JOB >> All lines from the beginning of the listing through the line with "100, 100, 100, 100]" are to be copied word for word; the pictures are not.

SUPPLIED MATERIAL >>
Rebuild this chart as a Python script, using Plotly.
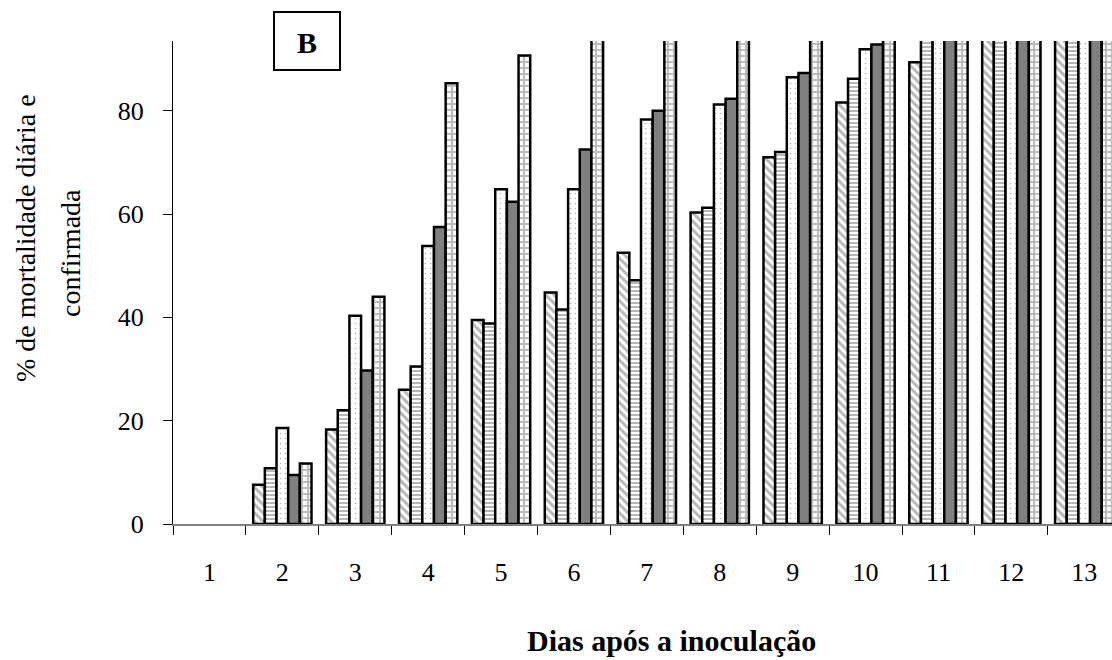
import plotly.graph_objects as go

days = list(range(1, 14))
day_labels = [str(d) for d in days]

# five treatments per day (% cumulative mortality); 100 values are clipped by the axis top
s_diag = [0, 7.6, 18.3, 26.0, 39.5, 44.8, 52.5, 60.3, 71.0, 81.6, 89.4, 100, 100]
s_horiz = [0, 10.8, 22.0, 30.5, 38.8, 41.5, 47.2, 61.2, 72.0, 86.2, 100, 100, 100]
s_dots = [0, 18.6, 40.3, 53.8, 64.8, 64.8, 78.3, 81.2, 86.5, 91.9, 100, 100, 100]
s_gray = [0, 9.5, 29.7, 57.5, 62.4, 72.5, 80.0, 82.3, 87.3, 92.8, 100, 100, 100]
s_check = [0, 11.7, 44.0, 85.3, 90.7, 100, 100, 100, 100, 100, 100, 100, 100]

series = [
    ("A", s_diag, dict(shape="\\", fgcolor="#707070", bgcolor="white", size=6, solidity=0.5)),
    ("B", s_horiz, dict(shape="-", fgcolor="#707070", bgcolor="white", size=4, solidity=0.5)),
    ("C", s_dots, dict(shape=".", fgcolor="#606060", bgcolor="white", size=5, solidity=0.08)),
    ("D", s_gray, None),
    ("E", s_check, dict(shape="+", fgcolor="#7a7a7a", bgcolor="white", size=6, solidity=0.6)),
]

fig = go.Figure()
for name, vals, pat in series:
    marker = dict(line=dict(color="black", width=[0 if v == 0 else 2.5 for v in vals]))
    if pat is None:
        marker["color"] = "#808080"
    else:
        marker["color"] = "white"
        marker["pattern"] = pat
    fig.add_trace(go.Bar(x=days, y=vals, name=name, marker=marker))

serif = "Liberation Serif, Times New Roman, serif"
W, H = 1112, 660
L, T, B = 173, 41, 136
cat_px = 72.9
x_end = 0.5 + (W - L) / cat_px

fig.update_layout(
    width=W, height=H,
    margin=dict(l=L, r=0, t=T, b=B),
    paper_bgcolor="white", plot_bgcolor="white",
    barmode="group", bargap=0.2, bargroupgap=0,
    showlegend=False,
    font=dict(family=serif, color="black"),
)
fig.update_xaxes(
    range=[0.5, x_end], tickmode="array", tickvals=days, ticktext=day_labels,
    ticks="", showgrid=False, zeroline=False,
    showline=True, linecolor="#808080", linewidth=2,
    tickfont=dict(family=serif, size=26, color="black"),
    ticklabelstandoff=24,
    minor=dict(tickmode="array", tickvals=[d - 0.5 for d in days] + [13.5],
               ticks="outside", ticklen=9, tickcolor="black", tickwidth=1, showgrid=False),
)
fig.update_yaxes(
    range=[0, 93.5], tickmode="array", tickvals=[0, 20, 40, 60, 80],
    ticks="outside", ticklen=9, tickcolor="black", tickwidth=1,
    showgrid=False, zeroline=False,
    showline=True, linecolor="black", linewidth=1,
    tickfont=dict(family=serif, size=26, color="black"),
    ticklabelstandoff=14,
)

pw, ph = W - L, H - T - B
def px(x):
    return (x - L) / pw
def py(y):
    return (H - B - y) / ph

fig.add_shape(type="rect", xref="paper", yref="paper",
              x0=px(274), x1=px(340), y0=py(70), y1=py(12),
              line=dict(color="black", width=2), fillcolor="white", layer="above")
fig.add_annotation(text="<b>B</b>", xref="paper", yref="paper", x=px(307), y=py(42),
                   showarrow=False, font=dict(family=serif, size=30, color="black"),
                   xanchor="center", yanchor="middle")
fig.add_annotation(text="<b>Dias após a inoculação</b>", xref="paper", yref="paper",
                   x=px(671), y=py(640), showarrow=False,
                   font=dict(family=serif, size=30, color="black"),
                   xanchor="center", yanchor="middle")
fig.add_annotation(text="% de mortalidade diária e", xref="paper", yref="paper",
                   x=px(26), y=py(238), showarrow=False, textangle=-90,
                   font=dict(family=serif, size=28, color="black"),
                   xanchor="center", yanchor="middle")
fig.add_annotation(text="confirmada", xref="paper", yref="paper",
                   x=px(70), y=py(253), showarrow=False, textangle=-90,
                   font=dict(family=serif, size=28, color="black"),
                   xanchor="center", yanchor="middle")

fig.write_html("out.html", config={"displayModeBar": False},
               post_script="document.body.style.margin='0';document.body.style.overflow='hidden';")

CORRECT RESULT >>
Rebuild this chart as a Python script, using Plotly.
import plotly.graph_objects as go

days = list(range(1, 14))
day_labels = [str(d) for d in days]

# five treatments per day (% cumulative mortality); 100 values are clipped by the axis top
s_diag = [0, 7.6, 18.3, 26.0, 39.5, 44.8, 52.5, 60.3, 71.0, 81.6, 89.4, 100, 100]
s_horiz = [0, 10.8, 22.0, 30.5, 38.8, 41.5, 47.2, 61.2, 72.0, 86.2, 100, 100, 100]
s_dots = [0, 18.6, 40.3, 53.8, 64.8, 64.8, 78.3, 81.2, 86.5, 91.9, 100, 100, 100]
s_gray = [0, 9.5, 29.7, 57.5, 62.4, 72.5, 80.0, 82.3, 87.3, 92.8, 100, 100, 100]
s_check = [0, 11.7, 44.0, 85.3, 90.7, 100, 100, 100, 100, 100, 100, 100, 100]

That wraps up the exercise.